When the average teenager is taking perhaps 50 or more shots a day with their cellphones, and perhaps 100,000,000 per day such shots are taken worldwide, how can one think they are anything more than a commodity...a small piece of coal, or an ounce of water?
 
Last edited:
your considered opinion?
There is much about this article to criticize, but you're right; he has missed the connection between his premise and simple observation. Poor writing. Poor argument. No value.
 
Things are just evolving. Deal with it. You can't use the argument that it's always been a certain way or it's been this way 50 years ago.
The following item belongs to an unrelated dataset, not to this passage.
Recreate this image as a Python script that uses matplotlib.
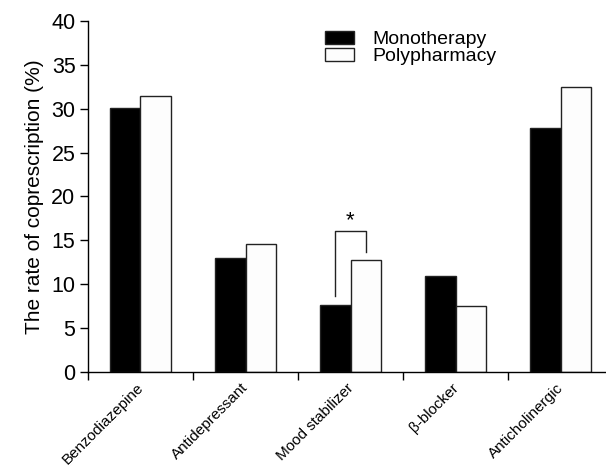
import numpy as np
import matplotlib
matplotlib.use('Agg')
import matplotlib.pyplot as plt

plt.rcParams['font.family'] = ['Liberation Sans', 'DejaVu Sans']

categories = ['Benzodiazepine', 'Antidepressant', 'Mood stabilizer', 'β-blocker', 'Anticholinergic']
mono = [30.1, 13.0, 7.7, 10.9, 27.8]
poly = [31.4, 14.6, 12.8, 7.55, 32.5]

fig = plt.figure(figsize=(6.06, 4.67), dpi=100)
ax = fig.add_axes([0.1452, 0.2028, 0.8664, 0.7529])

x = np.arange(len(categories)) + 0.5
w = 0.29
ax.bar(x - w/2, mono, w, color='black', edgecolor='#222222', linewidth=1, label='Monotherapy')
ax.bar(x + w/2, poly, w, color='#fdfdfd', edgecolor='#222222', linewidth=1, label='Polypharmacy')

# significance bracket on mood stabilizer
i = 2
ax.plot([x[i] - w/2, x[i] - w/2, x[i] + w/2, x[i] + w/2],
        [mono[i] + 1.0, 16.1, 16.1, poly[i] + 0.85], color='#222222', lw=1)
ax.text(x[i], 16.0, '*', ha='center', va='bottom', fontsize=16)

ax.set_xlim(0, 5)
ax.set_ylim(0, 40)
ax.set_yticks(range(0, 41, 5))
ax.set_xticks(range(5))
ax.set_xticklabels([])
ax.set_xticks(x - 0.04, minor=True)
ax.set_xticklabels(categories, minor=True, rotation=45, ha='right',
                   rotation_mode='anchor', fontsize=11)
ax.tick_params(axis='x', which='minor', length=0, pad=6)
ax.tick_params(axis='x', which='major', length=6, width=1)
ax.tick_params(axis='y', labelsize=15.5, length=6, width=1, pad=3)
ax.set_ylabel('The rate of coprescription (%)', fontsize=15, labelpad=5)

for s in ['top', 'right']:
    ax.spines[s].set_visible(False)
ax.spines['left'].set_linewidth(1)
ax.spines['bottom'].set_linewidth(1)

ax.legend(loc='upper left', bbox_to_anchor=(0.418, 1.02), frameon=False,
          fontsize=14, handlelength=1.5, handleheight=0.6,
          handletextpad=0.95, labelspacing=0.0)

plt.savefig('out.png', dpi=100)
I started out making sure I got the image right in camera. But take a look at my latest piece. It is a work in progress and I might reshoot certain elements or add in others. (Saturn from NASA Archives, Star field from Hubble Space Telescope archives, texture for planet from free stock art)
c0282075cbd77560d67fe7f31b013b57.jpg

Things change.
The biggest challenge for this image was making sure I kept the light source constant for the elements of the image. Making sure that the light direction and hardness was approximately the same.
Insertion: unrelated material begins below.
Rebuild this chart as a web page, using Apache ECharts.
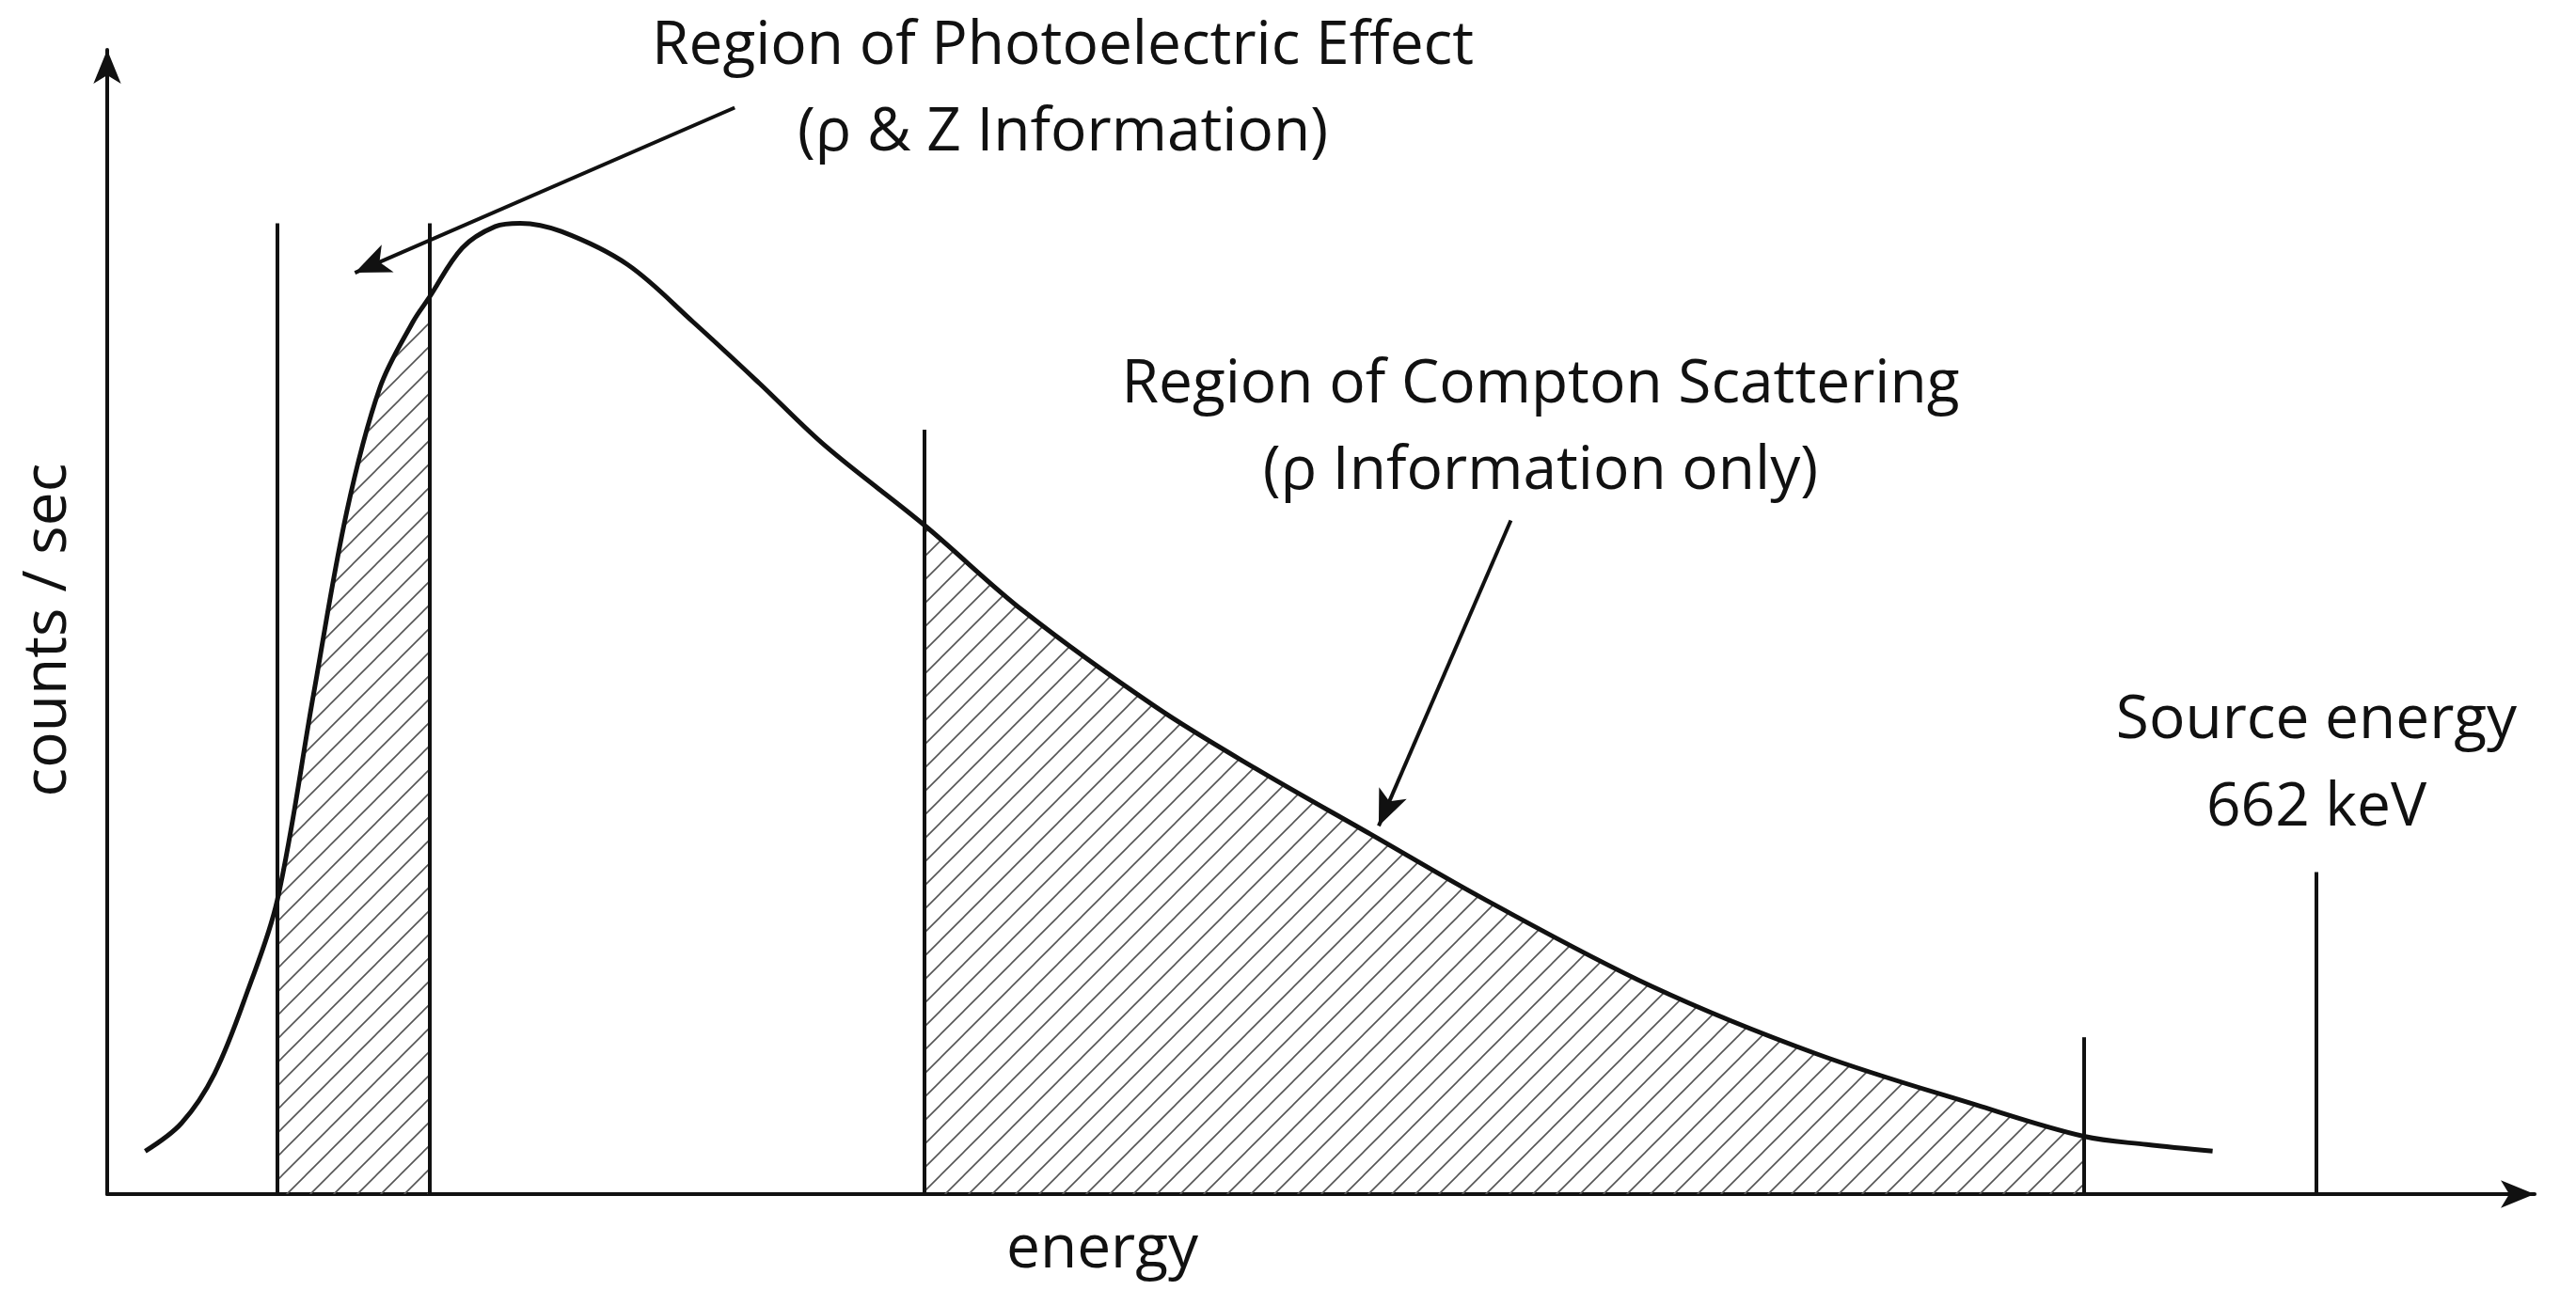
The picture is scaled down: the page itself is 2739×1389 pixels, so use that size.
<!DOCTYPE html>
<html>
<head>
<meta charset="utf-8">
<script src="https://cdn.jsdelivr.net/npm/echarts@6/dist/echarts.min.js"></script>
<style>html,body{margin:0;background:#fff}#c{width:2739px;height:1389px}</style>
</head>
<body>
<div id="c"></div>
<script>
// spectrum curve, [energy, counts] in arbitrary units
const curve = [
  [23, 26], [45, 43], [65, 73], [85, 123], [103, 178], [125, 303], [145, 413],
  [165, 488], [185, 528], [195, 543], [215, 573], [235, 586], [250, 588],
  [275, 583], [315, 563], [355, 528], [395, 491], [435, 453], [495, 405],
  [555, 353], [635, 295], [695, 258], [765, 218], [835, 178], [935, 126],
  [1035, 85], [1135, 53], [1197, 35], [1235, 30], [1275, 26]
];
// vertical markers [energy, height]
const markers = [[103, 588], [195, 588], [495, 463], [1197, 95], [1338, 195]];
// hatched ranges
const photoRange = [103, 195];
const comptonRange = [495, 1197];

const hatch = document.createElement('canvas');
hatch.width = 25; hatch.height = 25;
const g = hatch.getContext('2d');
g.strokeStyle = '#555'; g.lineWidth = 1.6;
g.beginPath();
g.moveTo(0, 25); g.lineTo(25, 0);
g.moveTo(-5, 5); g.lineTo(5, -5);
g.moveTo(20, 30); g.lineTo(30, 20);
g.stroke();

const SMOOTH = 0.35;
function inRange(r) { return curve.filter(p => p[0] >= r[0] && p[0] <= r[1]); }
function hatchSeries(r) {
  return {
    type: 'line', data: inRange(r), symbol: 'none', silent: true, smooth: SMOOTH,
    lineStyle: { width: 0 },
    areaStyle: { color: { image: hatch, repeat: 'repeat' }, opacity: 1 }
  };
}

const chart = echarts.init(document.getElementById('c'));
const font = '"Open Sans", sans-serif';
const txt = (x, y, s) => ({
  type: 'text', x: x, y: y,
  style: { text: s, font: '64px ' + font, fill: '#111', textAlign: 'center', textVerticalAlign: 'top' }
});

chart.setOption({
  animation: false,
  grid: { left: 114, right: 44, top: 53, bottom: 119 },
  xAxis: {
    type: 'value', min: 0, max: 1470,
    axisLine: { lineStyle: { color: '#111', width: 4 }, symbol: ['none', 'arrow'], symbolSize: [22, 36] },
    axisTick: { show: false }, axisLabel: { show: false }, splitLine: { show: false }
  },
  yAxis: {
    type: 'value', min: 0, max: 693,
    axisLine: { show: true, lineStyle: { color: '#111', width: 4 }, symbol: ['none', 'arrow'], symbolSize: [22, 36] },
    axisTick: { show: false }, axisLabel: { show: false }, splitLine: { show: false }
  },
  series: [
    hatchSeries(photoRange),
    hatchSeries(comptonRange),
    {
      type: 'line', data: curve, smooth: SMOOTH, symbol: 'none',
      lineStyle: { color: '#111', width: 5 },
      markLine: {
        silent: true, symbol: 'none',
        lineStyle: { color: '#111', width: 4, type: 'solid' }, label: { show: false },
        data: markers.map(m => [{ coord: [m[0], 0] }, { coord: [m[0], m[1]] }])
          .concat([
            [{ coord: [380, 658], symbol: 'none' }, { coord: [150, 558], symbol: 'arrow', symbolSize: [24, 38] }],
            [{ coord: [850, 408], symbol: 'none' }, { coord: [770, 223], symbol: 'arrow', symbolSize: [24, 38] }]
          ])
      }
    }
  ],
  graphic: [
    txt(1130, 18, 'Region of Photoelectric Effect'),
    txt(1130, 110, '(ρ & Z Information)'),
    txt(1638, 378, 'Region of Compton Scattering'),
    txt(1638, 470, '(ρ Information only)'),
    txt(2463, 735, 'Source energy'),
    txt(2463, 828, '662 keV'),
    txt(1172, 1298, 'energy'),
    { type: 'text', x: 20, y: 670, rotation: Math.PI / 2,
      style: { text: 'counts / sec', font: '64px ' + font, fill: '#111', textAlign: 'center', textVerticalAlign: 'top' } }
  ]
});
</script>
</body>
</html>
I don't agree with the Selfie Generation but I love the changes made with things like snapchat. People send each other brief ephemeral updates about life in a photograph. To be seen once and then it's gone.
 
Last edited:
in the interest of full disclosure...
I didn't understand one single $&#@*$% paragraph in that article...

that being said,
its always something....
some people still travel by horse and buggy even though we have cars.
some people still chop down trees with axes even though we have chainsaws.
some people still own cats even though we have ferrets.
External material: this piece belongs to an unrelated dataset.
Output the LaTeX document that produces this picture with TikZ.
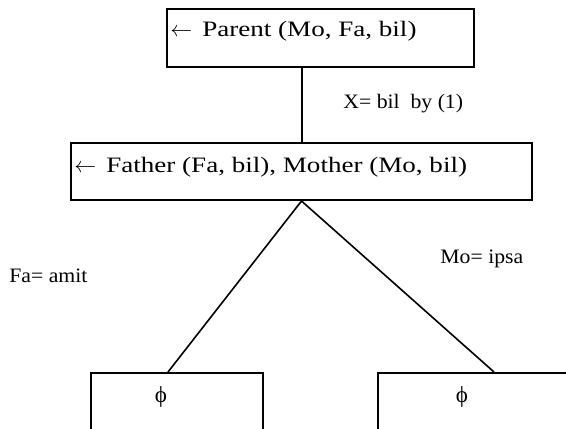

lots of people thought roll film was the death of wet plates.
then cartridge film threatened roll film.
then digital threatened all film.

and yet, despite a lessened proclivity for its usage, people still shoot film...even wet plate.
people still drive old cars, wear old watches, and write with old pens...and some of those things are worth far more than their modern counterparts.
 
A lot of people like the author of the article somehow make the mistake in thinking that sheer quantity of images has overwhelmed the art of photography.

I think we need to differentiate the world of snapshots from the world of photography. I have thousands of images on my phone and taken with a snapshot camera. While these are photographs there is little creativity in these images. My guess is the bulk of images are taken this way. Most are personal memories and will never see the light of day as a photographs, nor are then intended to be photographs. They are memories snapshots. Their audience is limited and they show no creativity. They capture a moment significant to the person who took them and that's all.

If we separate images into the categories of snapshot and photographs I wonder if the author would have drawn the same conclusions.
 
Boom! Snapshot!

Seems like a lot of photogs are crying about the " pervasiveness" or " trivialization" of photography.

I say the opposite is true, we should celebrate the fact that people want to look at and take pics all the time, its what we like to do! The fact that it is available to everyone, crap cameras at least just like it always was, the mere fact ( that there is so many bad photographs) makes good photography even more important.

It is now an important part of peoples daily lives, as pervasive as it ( photographs or snapshots!), quality will rise and people will search it out to enjoy.
 
I would estimate that for every 250,000 cell phone pictures/snapshots/photographs taken worldwide in 24 hours, there are probably less than 1,000 images recorded by a photographer with a DSLR that knows how to use his equipment AND are 'keepers' (not deleted).

Yes, I'm making a wild guess on the numbers. Fill in your own estimates.

But 1 out of 250 is is pretty much an insignificant, trivial amount.